begin Data lines

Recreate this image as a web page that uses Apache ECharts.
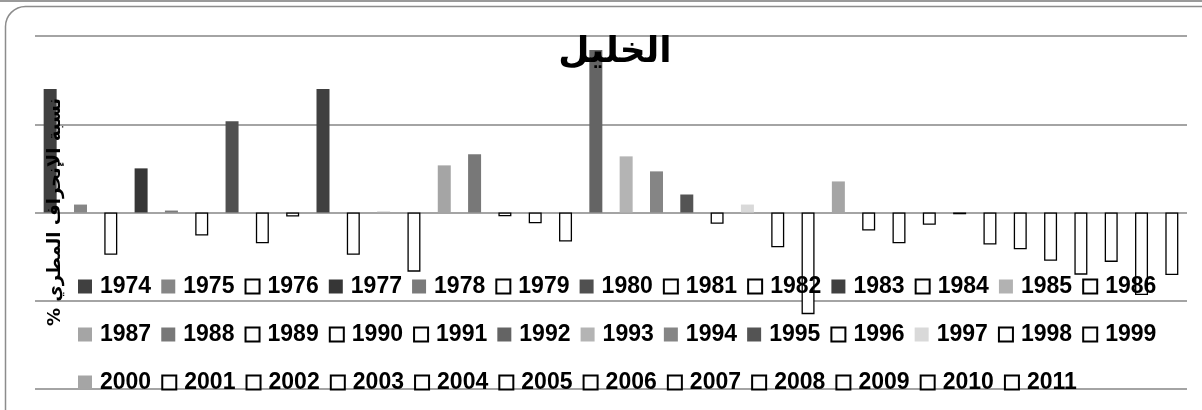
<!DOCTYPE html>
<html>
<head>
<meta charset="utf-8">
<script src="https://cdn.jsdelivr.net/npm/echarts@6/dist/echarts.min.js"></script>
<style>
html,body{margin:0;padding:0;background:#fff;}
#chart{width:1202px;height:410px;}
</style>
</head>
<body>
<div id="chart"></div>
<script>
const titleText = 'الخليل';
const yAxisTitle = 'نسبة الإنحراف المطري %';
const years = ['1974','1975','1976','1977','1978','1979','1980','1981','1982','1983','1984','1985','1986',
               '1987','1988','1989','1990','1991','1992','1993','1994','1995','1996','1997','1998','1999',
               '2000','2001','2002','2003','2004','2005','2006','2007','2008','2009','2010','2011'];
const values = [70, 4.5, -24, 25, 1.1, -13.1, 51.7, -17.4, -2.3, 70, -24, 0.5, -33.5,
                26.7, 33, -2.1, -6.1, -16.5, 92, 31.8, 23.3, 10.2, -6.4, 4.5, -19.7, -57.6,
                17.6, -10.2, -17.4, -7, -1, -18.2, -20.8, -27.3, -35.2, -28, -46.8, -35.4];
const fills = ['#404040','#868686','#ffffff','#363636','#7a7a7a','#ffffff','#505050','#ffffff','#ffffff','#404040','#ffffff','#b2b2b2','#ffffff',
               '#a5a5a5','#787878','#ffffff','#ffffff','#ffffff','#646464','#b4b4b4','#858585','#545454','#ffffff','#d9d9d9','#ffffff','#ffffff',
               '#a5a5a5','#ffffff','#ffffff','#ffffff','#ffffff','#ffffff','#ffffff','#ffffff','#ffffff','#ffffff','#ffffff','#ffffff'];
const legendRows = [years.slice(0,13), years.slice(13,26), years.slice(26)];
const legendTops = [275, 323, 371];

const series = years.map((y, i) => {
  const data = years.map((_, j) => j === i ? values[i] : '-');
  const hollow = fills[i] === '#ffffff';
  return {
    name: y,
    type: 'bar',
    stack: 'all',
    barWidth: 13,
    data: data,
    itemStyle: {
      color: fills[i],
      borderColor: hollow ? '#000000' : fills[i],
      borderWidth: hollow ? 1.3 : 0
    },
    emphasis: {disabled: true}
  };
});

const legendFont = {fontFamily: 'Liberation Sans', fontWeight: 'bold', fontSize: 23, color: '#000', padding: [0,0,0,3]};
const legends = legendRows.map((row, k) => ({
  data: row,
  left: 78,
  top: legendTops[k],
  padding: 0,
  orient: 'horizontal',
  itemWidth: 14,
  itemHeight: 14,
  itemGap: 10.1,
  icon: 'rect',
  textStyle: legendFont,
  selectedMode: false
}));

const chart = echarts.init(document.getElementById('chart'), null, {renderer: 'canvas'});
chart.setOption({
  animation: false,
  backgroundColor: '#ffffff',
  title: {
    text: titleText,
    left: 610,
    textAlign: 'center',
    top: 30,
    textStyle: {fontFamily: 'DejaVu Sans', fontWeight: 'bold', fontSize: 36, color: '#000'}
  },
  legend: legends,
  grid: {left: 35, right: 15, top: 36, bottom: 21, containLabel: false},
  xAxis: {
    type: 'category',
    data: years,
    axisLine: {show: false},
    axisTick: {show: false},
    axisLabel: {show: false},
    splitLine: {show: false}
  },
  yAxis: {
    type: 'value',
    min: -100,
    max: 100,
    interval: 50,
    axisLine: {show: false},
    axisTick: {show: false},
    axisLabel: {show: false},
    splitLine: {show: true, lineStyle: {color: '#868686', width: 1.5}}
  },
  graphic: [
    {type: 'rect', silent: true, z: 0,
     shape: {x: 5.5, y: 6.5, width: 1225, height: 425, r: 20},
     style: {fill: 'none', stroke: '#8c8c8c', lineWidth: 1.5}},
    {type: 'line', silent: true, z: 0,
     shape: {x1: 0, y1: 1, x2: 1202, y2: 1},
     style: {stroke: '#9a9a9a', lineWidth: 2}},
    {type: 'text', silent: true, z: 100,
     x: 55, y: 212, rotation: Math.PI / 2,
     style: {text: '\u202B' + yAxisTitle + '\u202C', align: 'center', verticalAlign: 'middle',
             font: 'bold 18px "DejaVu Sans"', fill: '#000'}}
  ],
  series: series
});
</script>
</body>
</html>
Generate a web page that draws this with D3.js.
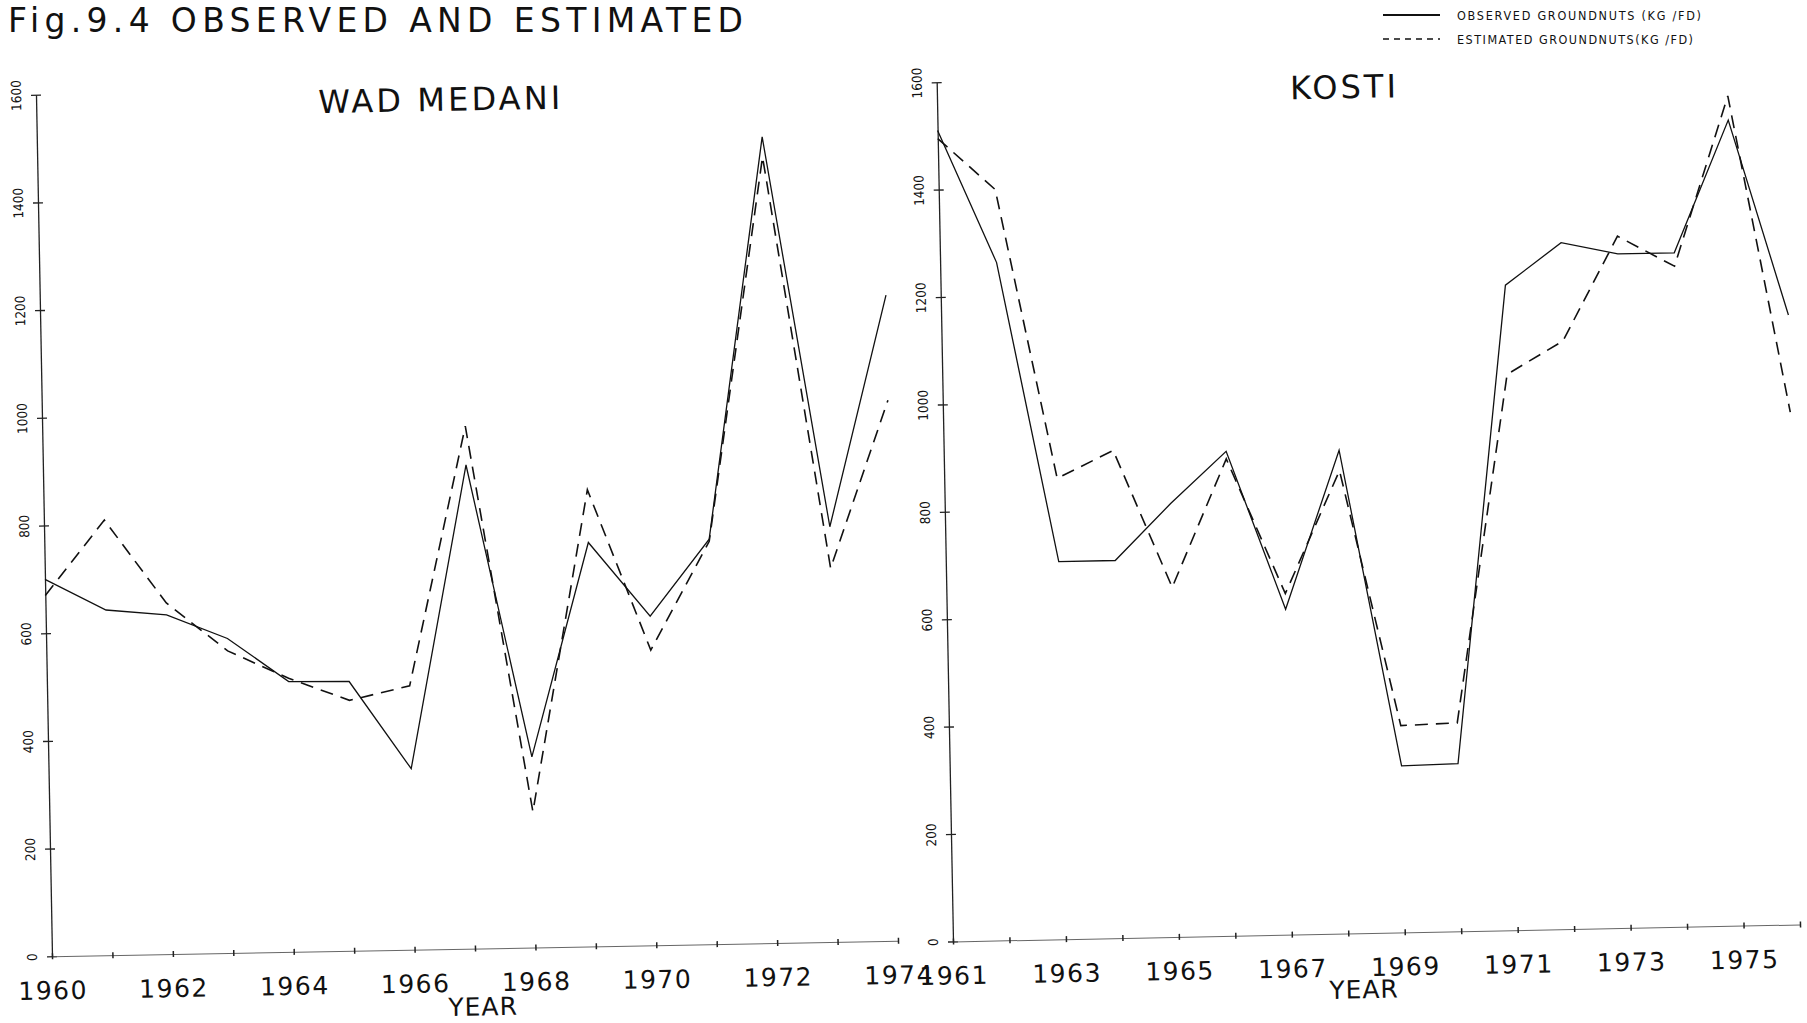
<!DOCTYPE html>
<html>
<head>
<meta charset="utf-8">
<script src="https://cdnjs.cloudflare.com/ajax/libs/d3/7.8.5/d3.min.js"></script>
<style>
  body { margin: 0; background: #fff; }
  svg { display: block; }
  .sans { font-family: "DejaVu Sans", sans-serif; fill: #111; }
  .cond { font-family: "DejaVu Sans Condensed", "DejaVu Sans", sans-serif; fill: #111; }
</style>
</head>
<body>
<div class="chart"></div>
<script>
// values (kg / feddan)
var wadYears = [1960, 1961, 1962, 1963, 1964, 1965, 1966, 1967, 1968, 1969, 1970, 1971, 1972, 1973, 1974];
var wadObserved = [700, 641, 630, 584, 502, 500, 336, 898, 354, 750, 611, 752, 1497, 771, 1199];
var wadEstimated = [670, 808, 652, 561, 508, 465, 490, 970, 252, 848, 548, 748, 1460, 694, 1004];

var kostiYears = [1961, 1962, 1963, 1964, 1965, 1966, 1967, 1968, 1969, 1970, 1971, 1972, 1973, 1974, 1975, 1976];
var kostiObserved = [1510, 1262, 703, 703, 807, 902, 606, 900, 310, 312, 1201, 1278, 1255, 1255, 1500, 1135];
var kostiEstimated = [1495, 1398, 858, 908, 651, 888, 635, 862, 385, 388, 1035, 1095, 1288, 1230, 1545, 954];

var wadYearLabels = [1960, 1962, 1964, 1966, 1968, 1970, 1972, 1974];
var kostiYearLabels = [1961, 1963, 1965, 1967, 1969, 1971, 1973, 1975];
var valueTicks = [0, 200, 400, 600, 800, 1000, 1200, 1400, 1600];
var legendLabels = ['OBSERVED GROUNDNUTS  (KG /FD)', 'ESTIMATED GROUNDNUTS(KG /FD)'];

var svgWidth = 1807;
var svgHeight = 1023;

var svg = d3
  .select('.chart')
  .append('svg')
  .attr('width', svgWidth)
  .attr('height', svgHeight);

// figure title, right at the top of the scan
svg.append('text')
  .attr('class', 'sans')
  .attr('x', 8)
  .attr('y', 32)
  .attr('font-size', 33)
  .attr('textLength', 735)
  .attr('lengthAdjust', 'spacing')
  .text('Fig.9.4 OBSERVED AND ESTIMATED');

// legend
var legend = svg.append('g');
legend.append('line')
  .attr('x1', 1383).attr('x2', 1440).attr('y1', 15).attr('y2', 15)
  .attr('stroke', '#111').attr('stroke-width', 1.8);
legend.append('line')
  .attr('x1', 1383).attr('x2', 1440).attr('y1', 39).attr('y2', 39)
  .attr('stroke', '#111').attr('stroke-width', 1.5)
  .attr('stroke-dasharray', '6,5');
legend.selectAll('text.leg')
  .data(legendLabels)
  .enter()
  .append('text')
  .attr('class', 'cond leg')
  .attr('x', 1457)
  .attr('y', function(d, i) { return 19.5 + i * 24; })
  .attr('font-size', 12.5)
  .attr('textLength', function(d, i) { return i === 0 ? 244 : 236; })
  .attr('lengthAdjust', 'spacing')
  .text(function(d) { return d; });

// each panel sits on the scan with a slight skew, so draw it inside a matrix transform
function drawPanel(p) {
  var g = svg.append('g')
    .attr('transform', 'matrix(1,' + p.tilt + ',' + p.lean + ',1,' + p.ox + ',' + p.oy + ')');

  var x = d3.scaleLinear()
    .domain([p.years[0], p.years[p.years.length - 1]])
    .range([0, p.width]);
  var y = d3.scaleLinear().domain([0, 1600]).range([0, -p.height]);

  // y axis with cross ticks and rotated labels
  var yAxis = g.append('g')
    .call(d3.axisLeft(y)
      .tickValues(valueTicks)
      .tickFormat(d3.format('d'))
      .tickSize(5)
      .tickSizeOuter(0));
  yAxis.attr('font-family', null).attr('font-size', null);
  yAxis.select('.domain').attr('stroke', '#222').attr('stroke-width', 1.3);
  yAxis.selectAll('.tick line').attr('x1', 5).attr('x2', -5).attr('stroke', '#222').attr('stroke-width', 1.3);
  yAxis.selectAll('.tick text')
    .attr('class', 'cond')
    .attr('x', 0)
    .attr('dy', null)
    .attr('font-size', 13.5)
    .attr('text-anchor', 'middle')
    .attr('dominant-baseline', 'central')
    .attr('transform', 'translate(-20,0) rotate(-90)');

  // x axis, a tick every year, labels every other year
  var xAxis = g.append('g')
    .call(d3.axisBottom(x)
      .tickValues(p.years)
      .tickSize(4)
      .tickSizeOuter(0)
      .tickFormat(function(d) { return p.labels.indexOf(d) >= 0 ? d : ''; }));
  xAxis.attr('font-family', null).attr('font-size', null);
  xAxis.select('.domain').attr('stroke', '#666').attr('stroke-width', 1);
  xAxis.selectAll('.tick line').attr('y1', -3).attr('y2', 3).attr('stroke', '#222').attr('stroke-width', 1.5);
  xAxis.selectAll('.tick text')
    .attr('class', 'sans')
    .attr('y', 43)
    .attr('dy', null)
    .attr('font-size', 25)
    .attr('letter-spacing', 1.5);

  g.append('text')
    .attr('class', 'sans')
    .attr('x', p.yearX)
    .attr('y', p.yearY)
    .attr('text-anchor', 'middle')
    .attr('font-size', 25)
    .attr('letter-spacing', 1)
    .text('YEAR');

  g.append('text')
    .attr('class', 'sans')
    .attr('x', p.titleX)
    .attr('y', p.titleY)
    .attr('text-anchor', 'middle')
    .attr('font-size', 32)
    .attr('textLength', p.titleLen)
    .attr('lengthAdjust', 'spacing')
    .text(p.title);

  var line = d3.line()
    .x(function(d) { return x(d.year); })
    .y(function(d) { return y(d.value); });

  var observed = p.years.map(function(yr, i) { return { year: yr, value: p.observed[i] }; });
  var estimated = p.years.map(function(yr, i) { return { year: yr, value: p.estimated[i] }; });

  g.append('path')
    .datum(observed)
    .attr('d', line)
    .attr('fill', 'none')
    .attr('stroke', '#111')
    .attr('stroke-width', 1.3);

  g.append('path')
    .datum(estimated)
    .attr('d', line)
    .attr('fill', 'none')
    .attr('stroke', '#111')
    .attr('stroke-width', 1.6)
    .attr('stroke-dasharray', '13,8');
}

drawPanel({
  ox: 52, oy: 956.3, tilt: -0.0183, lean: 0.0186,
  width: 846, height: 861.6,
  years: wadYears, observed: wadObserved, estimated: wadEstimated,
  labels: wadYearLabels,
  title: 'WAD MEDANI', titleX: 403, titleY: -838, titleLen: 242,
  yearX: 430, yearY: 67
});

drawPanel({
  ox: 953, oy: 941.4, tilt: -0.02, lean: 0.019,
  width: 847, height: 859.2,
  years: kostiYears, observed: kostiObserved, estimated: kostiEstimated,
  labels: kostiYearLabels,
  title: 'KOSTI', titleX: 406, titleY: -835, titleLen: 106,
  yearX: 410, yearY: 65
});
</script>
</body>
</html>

end Data lines

▶ **Work instructions**: Where a line in the entries holds "this", copy that line.

▶ **Completed task**:
Recreate this image as a web page that uses Apache ECharts.
Generate a web page that draws this with D3.js.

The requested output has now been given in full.